**Short task**
Transcribe the full listing exactly, and drop every picture.

**Information shown**
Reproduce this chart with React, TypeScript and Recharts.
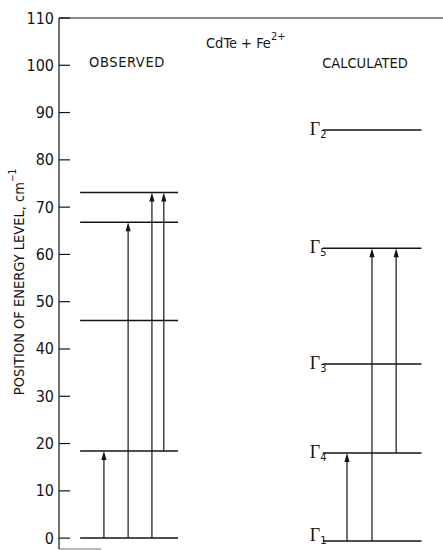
import { ComposedChart, XAxis, YAxis, ReferenceLine } from 'recharts';

// energy levels, cm^-1
const observedLevels = [0, 18.4, 46.0, 66.8, 73.1];
const calculatedNames = ['1', '4', '3', '5', '2'];
const calculatedLevels = [-0.6, 18.0, 36.8, 61.3, 86.3];

// transitions as [from, to]
const observedTransitions: [number, number][] = [
  [0, 18.4],
  [0, 66.8],
  [0, 73.1],
  [18.4, 73.1],
];
const calculatedTransitions: [number, number][] = [
  [-0.6, 18.0],
  [-0.6, 61.3],
  [18.0, 61.3],
];

const yTicks = [0, 10, 20, 30, 40, 50, 60, 70, 80, 90, 100, 110];

// horizontal layout of the two diagrams (arbitrary 0-100 units)
const OBS_SPAN = [5.5, 31.0];
const CALC_SPAN = [68.7, 94.4];
const OBS_ARROW_X = [11.7, 18.0, 24.2, 27.3];
const CALC_ARROW_X = [75.0, 81.5, 87.8];

const INK = '#151515';
const FONT = '"DejaVu Sans Condensed", "Liberation Sans Narrow", sans-serif';

const YTick = ({ x, y, payload }: any) => (
  <g>
    <line x1={x} x2={x + 11} y1={y} y2={y} stroke={INK} strokeWidth={1.2} />
    <text x={x - 5} y={y} textAnchor="end" dominantBaseline="central" fontFamily={FONT} fontSize={16} fill={INK}>
      {payload.value}
    </text>
  </g>
);

const Arrow = (props: any) => {
  const { x1, y1, x2, y2 } = props;
  const top = Math.min(y1, y2);
  const bottom = Math.max(y1, y2);
  return (
    <g>
      <line x1={x1} x2={x2} y1={bottom} y2={top + 6} stroke={INK} strokeWidth={1.2} />
      <polygon points={`${x1},${top} ${x1 - 2.6},${top + 9} ${x1 + 2.6},${top + 9}`} fill={INK} />
    </g>
  );
};

const Level = (props: any) => {
  const { x1, y1, x2, y2 } = props;
  return <line x1={x1} x2={x2} y1={y1} y2={y2} stroke={INK} strokeWidth={1.5} />;
};

const calcLevel = (name: string) => (props: any) => {
  const { x1, y1, x2, y2 } = props;
  // keep the lowest label inside the picture
  const base = Math.min(y1 + 5, 541);
  return (
    <g>
      <line x1={x1} x2={x2} y1={y1} y2={y2} stroke={INK} strokeWidth={1.5} />
      <text x={x1 - 13} y={base} fontFamily='"Liberation Serif", serif' fontSize={18} fill={INK}>
        Γ
        <tspan fontSize={11} dy={3} fontFamily={FONT}>
          {name}
        </tspan>
      </text>
    </g>
  );
};

export default function App() {
  return (
    <div style={{ position: 'absolute', left: 0, top: 0, width: 443, height: 550, background: '#fff' }}>
      <ComposedChart width={443} height={550} data={[]} margin={{ top: 18, right: 0, bottom: 1, left: 0 }}>
        <XAxis type="number" dataKey="x" domain={[0, 100]} hide allowDataOverflow />
        <YAxis
          type="number"
          domain={[-2.3, 110]}
          ticks={yTicks}
          interval={0}
          width={59}
          tickSize={0}
          tickMargin={0}
          tickLine={false}
          axisLine={{ stroke: INK, strokeWidth: 1.2 }}
          tick={<YTick />}
          allowDataOverflow
        />
        <ReferenceLine y={110} stroke={INK} strokeWidth={1.2} />
        <ReferenceLine
          segment={[{ x: 0, y: -2.3 }, { x: 11, y: -2.3 }]}
          stroke="#777"
          strokeWidth={1}
          ifOverflow="visible"
        />
        {observedLevels.map((v) => (
          <ReferenceLine
            key={`o${v}`}
            segment={[{ x: OBS_SPAN[0], y: v }, { x: OBS_SPAN[1], y: v }]}
            shape={Level}
          />
        ))}
        {calculatedLevels.map((v, i) => (
          <ReferenceLine
            key={`c${v}`}
            segment={[{ x: CALC_SPAN[0], y: v }, { x: CALC_SPAN[1], y: v }]}
            shape={calcLevel(calculatedNames[i])}
          />
        ))}
        {observedTransitions.map(([a, b], i) => (
          <ReferenceLine
            key={`ot${i}`}
            segment={[{ x: OBS_ARROW_X[i], y: a }, { x: OBS_ARROW_X[i], y: b }]}
            shape={Arrow}
          />
        ))}
        {calculatedTransitions.map(([a, b], i) => (
          <ReferenceLine
            key={`ct${i}`}
            segment={[{ x: CALC_ARROW_X[i], y: a }, { x: CALC_ARROW_X[i], y: b }]}
            shape={Arrow}
          />
        ))}
        <text x={127} y={62} textAnchor="middle" dominantBaseline="central" fontFamily={FONT} fontSize={14.5} fill={INK} letterSpacing={0.6}>
          OBSERVED
        </text>
        <text x={365} y={63} textAnchor="middle" dominantBaseline="central" fontFamily={FONT} fontSize={14.5} fill={INK}>
          CALCULATED
        </text>
        <text x={206} y={48} fontFamily={FONT} fontSize={14.5} fill={INK}>
          CdTe + Fe
          <tspan fontSize={11} dy={-8}>2+</tspan>
        </text>
        <text
          x={0}
          y={0}
          transform="translate(19, 282) rotate(-90)"
          textAnchor="middle"
          dominantBaseline="central"
          fontFamily={FONT}
          fontSize={14.5}
          fill={INK}
        >
          POSITION OF ENERGY LEVEL, cm
          <tspan fontSize={10} dy={-7}>−1</tspan>
        </text>
      </ComposedChart>
    </div>
  );
}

**Answer to the task**
Reproduce this chart with React, TypeScript and Recharts.
import { ComposedChart, XAxis, YAxis, ReferenceLine } from 'recharts';

// energy levels, cm^-1
const observedLevels = [0, 18.4, 46.0, 66.8, 73.1];
const calculatedNames = ['1', '4', '3', '5', '2'];
const calculatedLevels = [-0.6, 18.0, 36.8, 61.3, 86.3];

// transitions as [from, to]
const observedTransitions: [number, number][] = [
  [0, 18.4],
  [0, 66.8],
  [0, 73.1],
  [18.4, 73.1],
];
const calculatedTransitions: [number, number][] = [
  [-0.6, 18.0],
  [-0.6, 61.3],
  [18.0, 61.3],
];

const yTicks = [0, 10, 20, 30, 40, 50, 60, 70, 80, 90, 100, 110];

// horizontal layout of the two diagrams (arbitrary 0-100 units)
const OBS_SPAN = [5.5, 31.0];
const CALC_SPAN = [68.7, 94.4];
const OBS_ARROW_X = [11.7, 18.0, 24.2, 27.3];
const CALC_ARROW_X = [75.0, 81.5, 87.8];

const INK = '#151515';
const FONT = '"DejaVu Sans Condensed", "Liberation Sans Narrow", sans-serif';

const YTick = ({ x, y, payload }: any) => (
  <g>
    <line x1={x} x2={x + 11} y1={y} y2={y} stroke={INK} strokeWidth={1.2} />
    <text x={x - 5} y={y} textAnchor="end" dominantBaseline="central" fontFamily={FONT} fontSize={16} fill={INK}>
      {payload.value}
    </text>
  </g>
);

const Arrow = (props: any) => {
  const { x1, y1, x2, y2 } = props;
  const top = Math.min(y1, y2);
  const bottom = Math.max(y1, y2);
  return (
    <g>
      <line x1={x1} x2={x2} y1={bottom} y2={top + 6} stroke={INK} strokeWidth={1.2} />
      <polygon points={`${x1},${top} ${x1 - 2.6},${top + 9} ${x1 + 2.6},${top + 9}`} fill={INK} />
    </g>
  );
};

const Level = (props: any) => {
  const { x1, y1, x2, y2 } = props;
  return <line x1={x1} x2={x2} y1={y1} y2={y2} stroke={INK} strokeWidth={1.5} />;
};

const calcLevel = (name: string) => (props: any) => {
  const { x1, y1, x2, y2 } = props;
  // keep the lowest label inside the picture
  const base = Math.min(y1 + 5, 541);
  return (
    <g>
      <line x1={x1} x2={x2} y1={y1} y2={y2} stroke={INK} strokeWidth={1.5} />
      <text x={x1 - 13} y={base} fontFamily='"Liberation Serif", serif' fontSize={18} fill={INK}>
        Γ
        <tspan fontSize={11} dy={3} fontFamily={FONT}>
          {name}
        </tspan>
      </text>
    </g>
  );
};

export default function App() {
  return (
    <div style={{ position: 'absolute', left: 0, top: 0, width: 443, height: 550, background: '#fff' }}>
      <ComposedChart width={443} height={550} data={[]} margin={{ top: 18, right: 0, bottom: 1, left: 0 }}>
        <XAxis type="number" dataKey="x" domain={[0, 100]} hide allowDataOverflow />
        <YAxis
          type="number"
          domain={[-2.3, 110]}
          ticks={yTicks}
          interval={0}
          width={59}
          tickSize={0}
          tickMargin={0}
          tickLine={false}
          axisLine={{ stroke: INK, strokeWidth: 1.2 }}
          tick={<YTick />}
          allowDataOverflow
        />
        <ReferenceLine y={110} stroke={INK} strokeWidth={1.2} />
        <ReferenceLine
          segment={[{ x: 0, y: -2.3 }, { x: 11, y: -2.3 }]}
          stroke="#777"
          strokeWidth={1}
          ifOverflow="visible"
        />
        {observedLevels.map((v) => (
          <ReferenceLine
            key={`o${v}`}
            segment={[{ x: OBS_SPAN[0], y: v }, { x: OBS_SPAN[1], y: v }]}
            shape={Level}
          />
        ))}
        {calculatedLevels.map((v, i) => (
          <ReferenceLine
            key={`c${v}`}
            segment={[{ x: CALC_SPAN[0], y: v }, { x: CALC_SPAN[1], y: v }]}
            shape={calcLevel(calculatedNames[i])}
          />
        ))}
        {observedTransitions.map(([a, b], i) => (
          <ReferenceLine
            key={`ot${i}`}
            segment={[{ x: OBS_ARROW_X[i], y: a }, { x: OBS_ARROW_X[i], y: b }]}
            shape={Arrow}
          />
        ))}
        {calculatedTransitions.map(([a, b], i) => (
          <ReferenceLine
            key={`ct${i}`}
            segment={[{ x: CALC_ARROW_X[i], y: a }, { x: CALC_ARROW_X[i], y: b }]}
            shape={Arrow}
          />
        ))}
        <text x={127} y={62} textAnchor="middle" dominantBaseline="central" fontFamily={FONT} fontSize={14.5} fill={INK} letterSpacing={0.6}>
          OBSERVED
        </text>
        <text x={365} y={63} textAnchor="middle" dominantBaseline="central" fontFamily={FONT} fontSize={14.5} fill={INK}>
          CALCULATED
        </text>
        <text x={206} y={48} fontFamily={FONT} fontSize={14.5} fill={INK}>
          CdTe + Fe
          <tspan fontSize={11} dy={-8}>2+</tspan>
        </text>
        <text
          x={0}
          y={0}
          transform="translate(19, 282) rotate(-90)"
          textAnchor="middle"
          dominantBaseline="central"
          fontFamily={FONT}
          fontSize={14.5}
          fill={INK}
        >
          POSITION OF ENERGY LEVEL, cm
          <tspan fontSize={10} dy={-7}>−1</tspan>
        </text>
      </ComposedChart>
    </div>
  );
}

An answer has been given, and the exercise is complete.